Records from a dataset

......

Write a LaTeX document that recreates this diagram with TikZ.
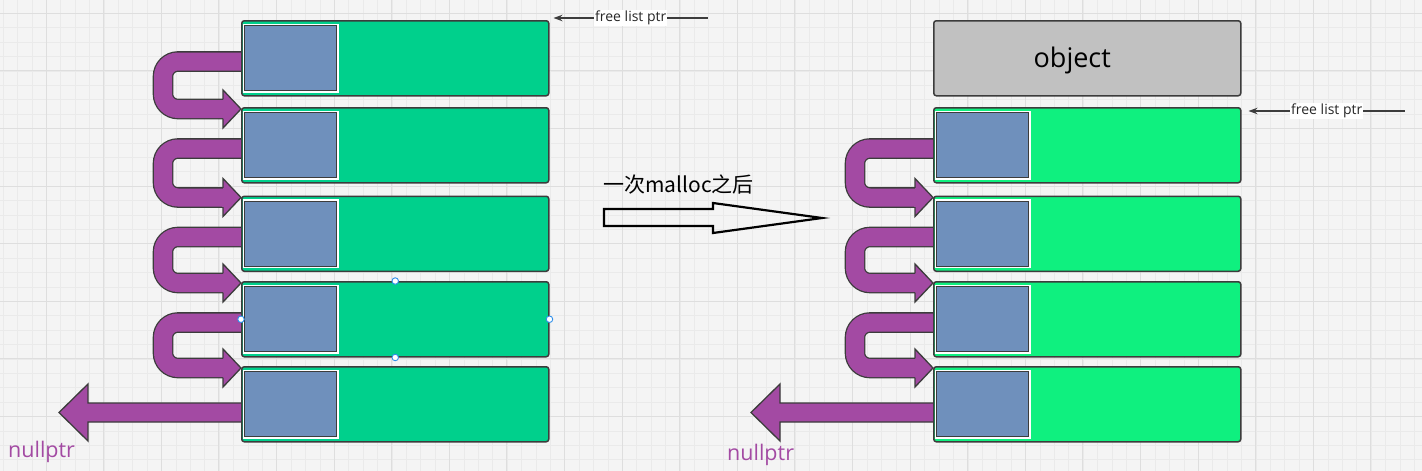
\documentclass[tikz,border=0pt]{standalone}
\usepackage{fontspec}
\newfontfamily\osans{Open Sans}
\newfontfamily\cjk{Noto Sans CJK SC}
\usetikzlibrary{calc,arrows.meta}
\definecolor{dk}{HTML}{3C3C3C}
\definecolor{cgreenA}{HTML}{00D08C}
\definecolor{cgreenB}{HTML}{0FF07F}
\definecolor{cblue}{HTML}{6F90BC}
\definecolor{cpurple}{HTML}{A34AA3}
\definecolor{cgray}{HTML}{C1C1C1}
\definecolor{cbg}{HTML}{F4F4F4}
\definecolor{cminor}{HTML}{EAEAEA}
\definecolor{cmajor}{HTML}{DEDEDE}
\definecolor{chandle}{HTML}{2F8FEA}
\pgfdeclarelayer{gridlayer}
\pgfdeclarelayer{arrowlayer}
\pgfsetlayers{gridlayer,arrowlayer,main}
\tikzset{
  blk/.style={draw=dk, line width=1.5, rounded corners=2.5, minimum width=307pt, minimum height=75pt, anchor=north west, inner sep=0pt},
  ibox/.style={draw=dk, fill=cblue, line width=1.4, minimum width=92pt, minimum height=65pt, anchor=north west, inner sep=0pt, preaction={draw=white, line width=3.6}},
  uband/.style={draw=dk, line width=1.3, double=cpurple, double distance=18pt, rounded corners=15},
  pout/.style={draw=dk, line width=1.3, line join=miter},
  ptr/.style={draw=dk, line width=1.2, {Stealth[length=9pt,width=6.5pt]}-},
  ptrlabel/.style={midway, fill=white, inner sep=1pt, text=black!85, font=\osans\fontsize{14}{14}\selectfont},
  handle/.style={circle, draw=chandle, fill=white, line width=0.9, minimum size=6.5pt, inner sep=0pt},
  nulltext/.style={text=cpurple, font=\osans\fontsize{21.5}{21.5}\selectfont, anchor=base west, inner sep=0pt},
}
\newcommand{\ulink}[2]{%
  \begin{pgfonlayer}{arrowlayer}
  \draw[uband] ($(#1.north west)+(0,-41.5)$) -- ++(-78,0) |- ($(#2.north west)+(-18,-2)$);
  \fill[cpurple] ($(#2.north west)+(-19,-11)$) rectangle ($(#2.north west)+(-17,7)$);
  \fill[cpurple] ($(#2.north west)+(-18,17)$) -- ($(#2.north west)+(0,-2)$) -- ($(#2.north west)+(-18,-21)$) -- cycle;
  \draw[pout] ($(#2.north west)+(-18,7.65)$) -- ($(#2.north west)+(-18,17)$) -- ($(#2.north west)+(0,-2)$) -- ($(#2.north west)+(-18,-21)$) -- ($(#2.north west)+(-18,-11.65)$);
  \end{pgfonlayer}}
\newcommand{\nulllink}[1]{%
  \begin{pgfonlayer}{arrowlayer}
  \filldraw[pout, fill=cpurple] ($(#1.north west)+(0,-37)$) -- ($(#1.north west)+(-153,-37)$) -- ($(#1.north west)+(-153,-18)$) -- ($(#1.north west)+(-182,-46.5)$) -- ($(#1.north west)+(-153,-75)$) -- ($(#1.north west)+(-153,-56)$) -- ($(#1.north west)+(0,-56)$);
  \end{pgfonlayer}}
\newcommand{\innerbox}[1]{\node[ibox] (#1i) at ($(#1.north west)+(3,-5)$) {};}
\begin{document}
\begin{tikzpicture}[x=1pt,y=1pt]
\useasboundingbox (0,0) rectangle (1422,-471);
% background grid
\begin{pgfonlayer}{gridlayer}
\fill[cbg] (0,0) rectangle (1422,-471);
\begin{scope}
\clip (0,0) rectangle (1422,-471);
\foreach \i in {0,...,98} {\draw[cminor, line width=0.8] ({3.2+14.4*\i},0) -- ++(0,-471);}
\foreach \i in {0,...,33} {\draw[cminor, line width=0.8] (0,{-(-1.1+14.4*\i)}) -- ++(1422,0);}
\foreach \i in {1,...,25} {\draw[cmajor, line width=1] ({-11.6+57.6*\i},0) -- ++(0,-471);}
\foreach \i in {0,...,8} {\draw[cmajor, line width=1] (0,{-(13.3+57.6*\i)}) -- ++(1422,0);}
\end{scope}
\end{pgfonlayer}
% left column
\node[blk, fill=cgreenA] (L1) at (241,-20) {};
\node[blk, fill=cgreenA] (L2) at (241,-107) {};
\node[blk, fill=cgreenA] (L3) at (241,-195.5) {};
\node[blk, fill=cgreenA] (L4) at (241,-281) {};
\node[blk, fill=cgreenA] (L5) at (241,-366) {};
\innerbox{L1}\innerbox{L2}\innerbox{L3}\innerbox{L4}\innerbox{L5}
\ulink{L1}{L2}\ulink{L2}{L3}\ulink{L3}{L4}\ulink{L4}{L5}
\nulllink{L5}
\node[nulltext] (nl) at (8,-457) {nullptr};
% selection handles on L4
\node[handle] (h1) at (L4.north) {};
\node[handle] (h2) at (L4.south) {};
\node[handle] (h3) at (L4.west) {};
\node[handle] (h4) at (L4.east) {};
% free list ptr (left)
\coordinate (fs1) at (708,-18);
\coordinate (fe1) at ($(L1.north east)+(4,2)$);
\draw[ptr] (fe1) -- (fs1) node[ptrlabel] (t1) {free list ptr};
% middle
\node[anchor=west, inner sep=0pt, font=\cjk\fontsize{21}{21}\selectfont] (mtxt) at (603,-185) {一次malloc之后};
\draw[black, line width=2.2, line join=miter] (604,-209) -- (713,-209) -- (713,-203) -- (822,-218) -- (713,-233) -- (713,-226) -- (604,-226) -- cycle;
% right column
\node[blk, fill=cgray, label={[xshift=-15pt, yshift=-2pt, font=\osans\fontsize{27}{27}\selectfont]center:object}] (obj) at (933,-20) {};
\node[blk, fill=cgreenB] (R1) at (933,-107) {};
\node[blk, fill=cgreenB] (R2) at (933,-195.5) {};
\node[blk, fill=cgreenB] (R3) at (933,-281) {};
\node[blk, fill=cgreenB] (R4) at (933,-366) {};
\innerbox{R1}\innerbox{R2}\innerbox{R3}\innerbox{R4}
\ulink{R1}{R2}\ulink{R2}{R3}\ulink{R3}{R4}
\nulllink{R4}
\node[nulltext] (nr) at (727,-460) {nullptr};
\coordinate (fs2) at (1405,-111);
\coordinate (fe2) at ($(R1.north east)+(7,-4)$);
\draw[ptr] (fe2) -- (fs2) node[ptrlabel] (t2) {free list ptr};
\end{tikzpicture}
\end{document}
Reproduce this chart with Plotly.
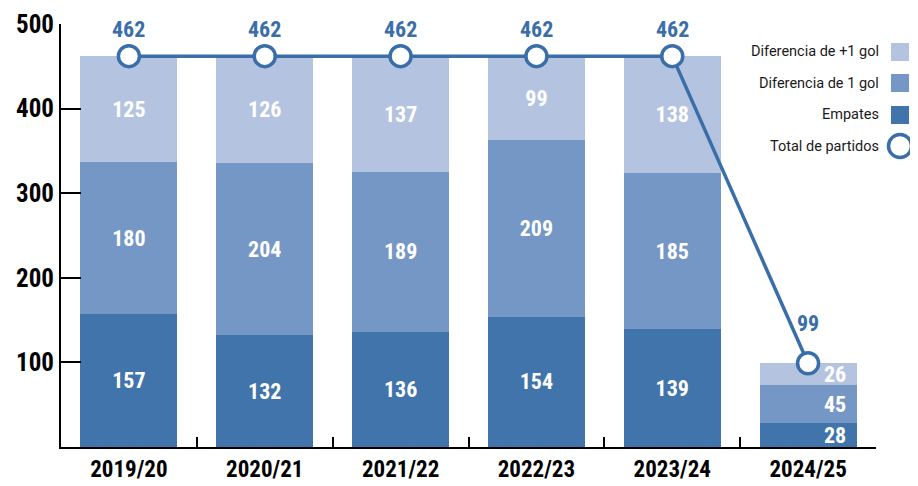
import plotly.graph_objects as go

seasons = ["2019/20", "2020/21", "2021/22", "2022/23", "2023/24", "2024/25"]
empates = [157, 132, 136, 154, 139, 28]
dif_1 = [180, 204, 189, 209, 185, 45]
dif_mas1 = [125, 126, 137, 99, 138, 26]
total = [462, 462, 462, 462, 462, 99]

series_names = ["Empates", "Diferencia de 1 gol", "Diferencia de +1 gol"]
legend_order = ["Diferencia de +1 gol", "Diferencia de 1 gol", "Empates", "Total de partidos"]
y_ticks = [100, 200, 300, 400, 500]

C_DARK = "#4174aa"
C_MID = "#7597c5"
C_LIGHT = "#b4c4e0"
C_LINE = "#3a6ea9"
FONT = "Roboto Condensed, Liberation Sans Narrow, DejaVu Sans Condensed, Roboto, sans-serif"

# page has an 8px body margin: size the figure so it fits the 918x486 window
OFF = 8
W, H = 918 - OFF, 486 - OFF
# plot area in window pixels: x 61..876, y 24..447
ML, MR, MT, MB = 61 - OFF, 918 - 876, 24 - OFF, 486 - 447

def px_x(px):  # window px -> paper
    return (px - OFF - ML) / (W - ML - MR)

def px_y(py):
    return (H - MB - (py - OFF)) / (H - MT - MB)

fig = go.Figure()
n = len(seasons)
big = n - 1  # last (small) bar gets side labels
for vals, name, col in zip([empates, dif_1, dif_mas1], series_names, [C_DARK, C_MID, C_LIGHT]):
    txt = [str(v) if i < big else "" for i, v in enumerate(vals)]
    fig.add_trace(go.Bar(
        x=seasons, y=vals, name=name, marker=dict(color=col, line=dict(width=0)),
        text=txt, textposition="inside", insidetextanchor="middle",
        constraintext="none",
        textfont=dict(color="white", size=22, family=FONT, weight="bold"),
        showlegend=False, hoverinfo="skip",
    ))

fig.add_trace(go.Scatter(
    x=seasons, y=total, mode="lines+markers", name="Total de partidos",
    line=dict(color=C_LINE, width=3.5),
    marker=dict(size=21, color="white", line=dict(color=C_LINE, width=3.5)),
    showlegend=False, hoverinfo="skip",
))

annotations = []
# total labels above markers
for i, (s, t) in enumerate(zip(seasons, total)):
    annotations.append(dict(
        x=s, y=t, text=str(t), showarrow=False, yshift=40 if i == big else 27,
        font=dict(color=C_LINE, size=22, family=FONT, weight="bold"),
    ))
# labels for small last bar, placed at right side
cum = 0
for v in [empates[big], dif_1[big], dif_mas1[big]]:
    annotations.append(dict(
        x=seasons[big], y=cum + v / 2, text=str(v), showarrow=False,
        xanchor="right", xshift=40,
        font=dict(color="white", size=22, family=FONT, weight="bold"),
    ))
    cum += v

# custom legend (text left of symbol)
shapes = []
leg_y = [52, 83, 115, 146]
leg_cols = [C_LIGHT, C_MID, C_DARK, None]
for name, py, col in zip(legend_order, leg_y, leg_cols):
    annotations.append(dict(
        x=px_x(881), y=px_y(py), xref="paper", yref="paper", text=name,
        showarrow=False, xanchor="right", yanchor="middle",
        font=dict(color="#1a1a1a", size=14.5, family="Roboto, sans-serif"),
    ))
    if col:
        shapes.append(dict(type="rect", xref="paper", yref="paper",
                           x0=px_x(891), x1=px_x(909), y0=px_y(py + 9), y1=px_y(py - 9),
                           fillcolor=col, line=dict(width=0)))
    else:
        shapes.append(dict(type="circle", xref="paper", yref="paper",
                           x0=px_x(888.5), x1=px_x(911.5), y0=px_y(py + 11.5), y1=px_y(py - 11.5),
                           fillcolor="white", line=dict(color=C_LINE, width=3.5)))

fig.update_layout(
    width=W, height=H, barmode="stack", bargap=0.287,
    margin=dict(l=ML, r=MR, t=MT, b=MB, pad=0, autoexpand=False),
    plot_bgcolor="white", paper_bgcolor="white",
    annotations=annotations, shapes=shapes,
    xaxis=dict(
        range=[-0.5, 5.5], showline=True, linecolor="black", linewidth=2,
        ticks="inside", tickson="boundaries", ticklen=10, tickwidth=2, tickcolor="black",
        showgrid=False, zeroline=False, automargin=False,
        tickfont=dict(size=23, color="black", family=FONT, weight="bold"),
    ),
    yaxis=dict(
        range=[0, 500], tickvals=y_ticks, showline=True, linecolor="black", linewidth=2,
        ticks="inside", ticklen=20, tickwidth=2, tickcolor="black",
        showgrid=False, zeroline=False, automargin=False,
        tickfont=dict(size=25, color="black", family=FONT, weight="bold"),
    ),
)

fig.write_html("out.html")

......

■ Task: Say how many lines above contain the string "this". Answer with the number only.

■ Solution: 2